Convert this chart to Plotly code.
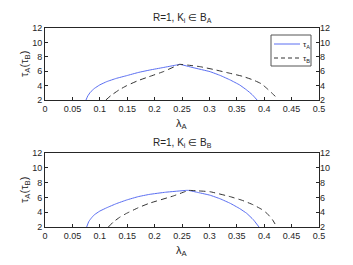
import plotly.graph_objects as go

# Top panel: R=1, K_i in B_A
lamA_top_A = [0.0748, 0.078, 0.083, 0.09, 0.1, 0.1126, 0.13, 0.149, 0.17, 0.1916, 0.215, 0.24, 0.246, 0.27, 0.301, 0.32, 0.338, 0.355, 0.368, 0.378, 0.387]
tauA_top = [2.0, 2.55, 3.1, 3.6, 4.1, 4.55, 5.0, 5.38, 5.82, 6.17, 6.5, 6.86, 6.95, 6.5, 5.94, 5.4, 4.78, 4.1, 3.39, 2.75, 2.0]
lamA_top_B = [0.111, 0.12, 0.135, 0.149, 0.17, 0.19, 0.216, 0.24, 0.246, 0.26, 0.283, 0.31, 0.338, 0.36, 0.38, 0.395, 0.405, 0.415, 0.424]
tauB_top = [2.0, 2.6, 3.4, 3.99, 4.7, 5.24, 5.94, 6.76, 6.95, 6.85, 6.63, 6.2, 5.7, 5.3, 4.78, 4.25, 3.6, 2.9, 2.2]

# Bottom panel: R=1, K_i in B_B
lamA_bot_A = [0.076, 0.08, 0.085, 0.09, 0.1, 0.1126, 0.13, 0.149, 0.17, 0.19, 0.22, 0.258, 0.2616, 0.28, 0.301, 0.32, 0.338, 0.355, 0.368, 0.38, 0.3905]
tauA_bot = [2.0, 2.75, 3.25, 3.65, 4.15, 4.6, 5.15, 5.65, 6.1, 6.4, 6.7, 6.95, 6.95, 6.65, 6.3, 5.8, 5.2, 4.5, 3.85, 3.0, 2.0]
lamA_bot_B = [0.1156, 0.125, 0.137, 0.149, 0.17, 0.19, 0.234, 0.258, 0.2616, 0.28, 0.301, 0.338, 0.36, 0.38, 0.395, 0.405, 0.415, 0.423]
tauB_bot = [2.0, 2.7, 3.35, 3.85, 4.6, 5.2, 6.19, 6.85, 6.95, 6.88, 6.77, 6.1, 5.6, 5.0, 4.4, 3.85, 3.0, 2.0]

x_ticks = [0, 0.05, 0.1, 0.15, 0.2, 0.25, 0.3, 0.35, 0.4, 0.45, 0.5]
x_ticklabels = ["0", "0.05", "0.1", "0.15", "0.2", "0.25", "0.3", "0.35", "0.4", "0.45", "0.5"]
y_ticks = [2, 4, 6, 8, 10, 12]

titles = ["R=1, K<sub>i</sub> \u2208 B<sub>A</sub>", "R=1, K<sub>i</sub> \u2208 B<sub>B</sub>"]
legend_labels = ["\u03c4<sub>A</sub>", "\u03c4<sub>B</sub>"]

BLUE = "#5a6ef2"
DARK = "#262626"
FONT = "Liberation Sans"
W, H = 353, 265

def px_x(p):
    return p / W

def px_y(p):
    return 1 - p / H

fig = go.Figure()

panels = [
    (lamA_top_A, tauA_top, lamA_top_B, tauB_top, 28, 100),
    (lamA_bot_A, tauA_bot, lamA_bot_B, tauB_bot, 153, 227),
]

xdom = [px_x(45), px_x(319)]
for i, (xa, ya, xb, yb, top, bot) in enumerate(panels):
    xn = "x" if i == 0 else "x2"
    yn = "y" if i == 0 else "y3"
    yr = "y2" if i == 0 else "y4"
    fig.add_trace(go.Scatter(x=xa, y=ya, mode="lines", line=dict(color=BLUE, width=1, shape="spline", smoothing=0.3),
                             name=legend_labels[0], xaxis=xn, yaxis=yn, showlegend=False))
    fig.add_trace(go.Scatter(x=xb, y=yb, mode="lines", line=dict(color="#333333", width=1, dash="6px,4px", shape="spline", smoothing=0.3),
                             name=legend_labels[1], xaxis=xn, yaxis=yn, showlegend=False))
    fig.add_trace(go.Scatter(x=[None], y=[None], xaxis=xn, yaxis=yr, showlegend=False, hoverinfo="skip"))

    ydom = [px_y(bot), px_y(top)]
    axx = dict(domain=xdom, range=[0, 0.5], tickvals=x_ticks, ticktext=x_ticklabels, ticks="inside", ticklen=3,
               tickcolor=DARK, showgrid=False, zeroline=False, showline=True, linecolor=DARK, linewidth=1,
               mirror=True, tickfont=dict(family=FONT, size=9, color=DARK), automargin=False,
               anchor=yn, fixedrange=True)
    axy = dict(domain=ydom, range=[2, 12], tickvals=y_ticks, ticks="inside", ticklen=3, tickcolor=DARK,
               showgrid=False, zeroline=False, showline=True, linecolor=DARK, linewidth=1, mirror=True,
               tickfont=dict(family=FONT, size=9, color=DARK), anchor=xn, automargin=False, fixedrange=True)
    axyr = dict(domain=ydom, range=[2, 12], tickvals=y_ticks, ticks="inside", ticklen=3, tickcolor=DARK,
                showgrid=False, zeroline=False, showline=False, side="right", overlaying=yn,
                tickfont=dict(family=FONT, size=9, color=DARK), anchor=xn, automargin=False, fixedrange=True)
    if i == 0:
        fig.update_layout(xaxis=axx, yaxis=axy, yaxis2=axyr)
    else:
        fig.update_layout(xaxis2=axx, yaxis3=axy, yaxis4=axyr)

    # title
    fig.add_annotation(text=titles[i], x=(xdom[0] + xdom[1]) / 2, y=px_y(top - 10), xref="paper", yref="paper",
                       showarrow=False, font=dict(family=FONT, size=10, color=DARK), yanchor="middle")
    # x label
    fig.add_annotation(text="\u03bb<sub>A</sub>", x=(xdom[0] + xdom[1]) / 2, y=px_y(bot + 24), xref="paper", yref="paper",
                       showarrow=False, font=dict(family=FONT, size=11, color=DARK), yanchor="middle")
    # y label
    fig.add_annotation(text="\u03c4<sub>A</sub>(\u03c4<sub>B</sub>)", x=px_x(25), y=px_y((top + bot) / 2), xref="paper", yref="paper",
                       showarrow=False, textangle=-90, font=dict(family=FONT, size=11, color=DARK),
                       xanchor="center", yanchor="middle")

# custom compact legend (top panel)
lx0, lx1, ly0, ly1 = 271, 311, 35, 66
fig.add_shape(type="rect", xref="paper", yref="paper", x0=px_x(lx0), x1=px_x(lx1), y0=px_y(ly1), y1=px_y(ly0),
              line=dict(color="#555555", width=1), fillcolor="white", layer="above")
for k, (col, dash) in enumerate([(BLUE, "solid"), ("#333333", "4px,3px")]):
    yy = 44 + k * 14
    fig.add_shape(type="line", xref="paper", yref="paper", x0=px_x(274), x1=px_x(300), y0=px_y(yy), y1=px_y(yy),
                  line=dict(color=col, width=1, dash=dash), layer="above")
    fig.add_annotation(text=legend_labels[k], x=px_x(301), y=px_y(yy + 1), xref="paper", yref="paper",
                       showarrow=False, xanchor="left", yanchor="middle",
                       font=dict(family=FONT, size=8, color=DARK))

fig.update_layout(
    width=W, height=H, margin=dict(l=0, r=0, t=0, b=0, autoexpand=False),
    paper_bgcolor="white", plot_bgcolor="white",
    showlegend=False,
)

fig.write_html("out.html", config={"displayModeBar": False},
               post_script="document.body.style.margin='0';document.body.style.padding='0';")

####

**The request:**
From the material above, copy everything exactly but the pictures.

**Solution to this task:**
Convert this chart to Plotly code.
import plotly.graph_objects as go

# Top panel: R=1, K_i in B_A
lamA_top_A = [0.0748, 0.078, 0.083, 0.09, 0.1, 0.1126, 0.13, 0.149, 0.17, 0.1916, 0.215, 0.24, 0.246, 0.27, 0.301, 0.32, 0.338, 0.355, 0.368, 0.378, 0.387]
tauA_top = [2.0, 2.55, 3.1, 3.6, 4.1, 4.55, 5.0, 5.38, 5.82, 6.17, 6.5, 6.86, 6.95, 6.5, 5.94, 5.4, 4.78, 4.1, 3.39, 2.75, 2.0]
lamA_top_B = [0.111, 0.12, 0.135, 0.149, 0.17, 0.19, 0.216, 0.24, 0.246, 0.26, 0.283, 0.31, 0.338, 0.36, 0.38, 0.395, 0.405, 0.415, 0.424]
tauB_top = [2.0, 2.6, 3.4, 3.99, 4.7, 5.24, 5.94, 6.76, 6.95, 6.85, 6.63, 6.2, 5.7, 5.3, 4.78, 4.25, 3.6, 2.9, 2.2]

# Bottom panel: R=1, K_i in B_B
lamA_bot_A = [0.076, 0.08, 0.085, 0.09, 0.1, 0.1126, 0.13, 0.149, 0.17, 0.19, 0.22, 0.258, 0.2616, 0.28, 0.301, 0.32, 0.338, 0.355, 0.368, 0.38, 0.3905]
tauA_bot = [2.0, 2.75, 3.25, 3.65, 4.15, 4.6, 5.15, 5.65, 6.1, 6.4, 6.7, 6.95, 6.95, 6.65, 6.3, 5.8, 5.2, 4.5, 3.85, 3.0, 2.0]
lamA_bot_B = [0.1156, 0.125, 0.137, 0.149, 0.17, 0.19, 0.234, 0.258, 0.2616, 0.28, 0.301, 0.338, 0.36, 0.38, 0.395, 0.405, 0.415, 0.423]
tauB_bot = [2.0, 2.7, 3.35, 3.85, 4.6, 5.2, 6.19, 6.85, 6.95, 6.88, 6.77, 6.1, 5.6, 5.0, 4.4, 3.85, 3.0, 2.0]

x_ticks = [0, 0.05, 0.1, 0.15, 0.2, 0.25, 0.3, 0.35, 0.4, 0.45, 0.5]
x_ticklabels = ["0", "0.05", "0.1", "0.15", "0.2", "0.25", "0.3", "0.35", "0.4", "0.45", "0.5"]
y_ticks = [2, 4, 6, 8, 10, 12]

titles = ["R=1, K<sub>i</sub> \u2208 B<sub>A</sub>", "R=1, K<sub>i</sub> \u2208 B<sub>B</sub>"]
legend_labels = ["\u03c4<sub>A</sub>", "\u03c4<sub>B</sub>"]

BLUE = "#5a6ef2"
DARK = "#262626"
FONT = "Liberation Sans"
W, H = 353, 265

def px_x(p):
    return p / W

def px_y(p):
    return 1 - p / H

fig = go.Figure()

panels = [
    (lamA_top_A, tauA_top, lamA_top_B, tauB_top, 28, 100),
    (lamA_bot_A, tauA_bot, lamA_bot_B, tauB_bot, 153, 227),
]

xdom = [px_x(45), px_x(319)]
for i, (xa, ya, xb, yb, top, bot) in enumerate(panels):
    xn = "x" if i == 0 else "x2"
    yn = "y" if i == 0 else "y3"
    yr = "y2" if i == 0 else "y4"
    fig.add_trace(go.Scatter(x=xa, y=ya, mode="lines", line=dict(color=BLUE, width=1, shape="spline", smoothing=0.3),
                             name=legend_labels[0], xaxis=xn, yaxis=yn, showlegend=False))
    fig.add_trace(go.Scatter(x=xb, y=yb, mode="lines", line=dict(color="#333333", width=1, dash="6px,4px", shape="spline", smoothing=0.3),
                             name=legend_labels[1], xaxis=xn, yaxis=yn, showlegend=False))
    fig.add_trace(go.Scatter(x=[None], y=[None], xaxis=xn, yaxis=yr, showlegend=False, hoverinfo="skip"))

    ydom = [px_y(bot), px_y(top)]
    axx = dict(domain=xdom, range=[0, 0.5], tickvals=x_ticks, ticktext=x_ticklabels, ticks="inside", ticklen=3,
               tickcolor=DARK, showgrid=False, zeroline=False, showline=True, linecolor=DARK, linewidth=1,
               mirror=True, tickfont=dict(family=FONT, size=9, color=DARK), automargin=False,
               anchor=yn, fixedrange=True)
    axy = dict(domain=ydom, range=[2, 12], tickvals=y_ticks, ticks="inside", ticklen=3, tickcolor=DARK,
               showgrid=False, zeroline=False, showline=True, linecolor=DARK, linewidth=1, mirror=True,
               tickfont=dict(family=FONT, size=9, color=DARK), anchor=xn, automargin=False, fixedrange=True)
    axyr = dict(domain=ydom, range=[2, 12], tickvals=y_ticks, ticks="inside", ticklen=3, tickcolor=DARK,
                showgrid=False, zeroline=False, showline=False, side="right", overlaying=yn,
                tickfont=dict(family=FONT, size=9, color=DARK), anchor=xn, automargin=False, fixedrange=True)
    if i == 0:
        fig.update_layout(xaxis=axx, yaxis=axy, yaxis2=axyr)
    else:
        fig.update_layout(xaxis2=axx, yaxis3=axy, yaxis4=axyr)

    # title
    fig.add_annotation(text=titles[i], x=(xdom[0] + xdom[1]) / 2, y=px_y(top - 10), xref="paper", yref="paper",
                       showarrow=False, font=dict(family=FONT, size=10, color=DARK), yanchor="middle")
    # x label
    fig.add_annotation(text="\u03bb<sub>A</sub>", x=(xdom[0] + xdom[1]) / 2, y=px_y(bot + 24), xref="paper", yref="paper",
                       showarrow=False, font=dict(family=FONT, size=11, color=DARK), yanchor="middle")
    # y label
    fig.add_annotation(text="\u03c4<sub>A</sub>(\u03c4<sub>B</sub>)", x=px_x(25), y=px_y((top + bot) / 2), xref="paper", yref="paper",
                       showarrow=False, textangle=-90, font=dict(family=FONT, size=11, color=DARK),
                       xanchor="center", yanchor="middle")

# custom compact legend (top panel)
lx0, lx1, ly0, ly1 = 271, 311, 35, 66
fig.add_shape(type="rect", xref="paper", yref="paper", x0=px_x(lx0), x1=px_x(lx1), y0=px_y(ly1), y1=px_y(ly0),
              line=dict(color="#555555", width=1), fillcolor="white", layer="above")
for k, (col, dash) in enumerate([(BLUE, "solid"), ("#333333", "4px,3px")]):
    yy = 44 + k * 14
    fig.add_shape(type="line", xref="paper", yref="paper", x0=px_x(274), x1=px_x(300), y0=px_y(yy), y1=px_y(yy),
                  line=dict(color=col, width=1, dash=dash), layer="above")
    fig.add_annotation(text=legend_labels[k], x=px_x(301), y=px_y(yy + 1), xref="paper", yref="paper",
                       showarrow=False, xanchor="left", yanchor="middle",
                       font=dict(family=FONT, size=8, color=DARK))

fig.update_layout(
    width=W, height=H, margin=dict(l=0, r=0, t=0, b=0, autoexpand=False),
    paper_bgcolor="white", plot_bgcolor="white",
    showlegend=False,
)

fig.write_html("out.html", config={"displayModeBar": False},
               post_script="document.body.style.margin='0';document.body.style.padding='0';")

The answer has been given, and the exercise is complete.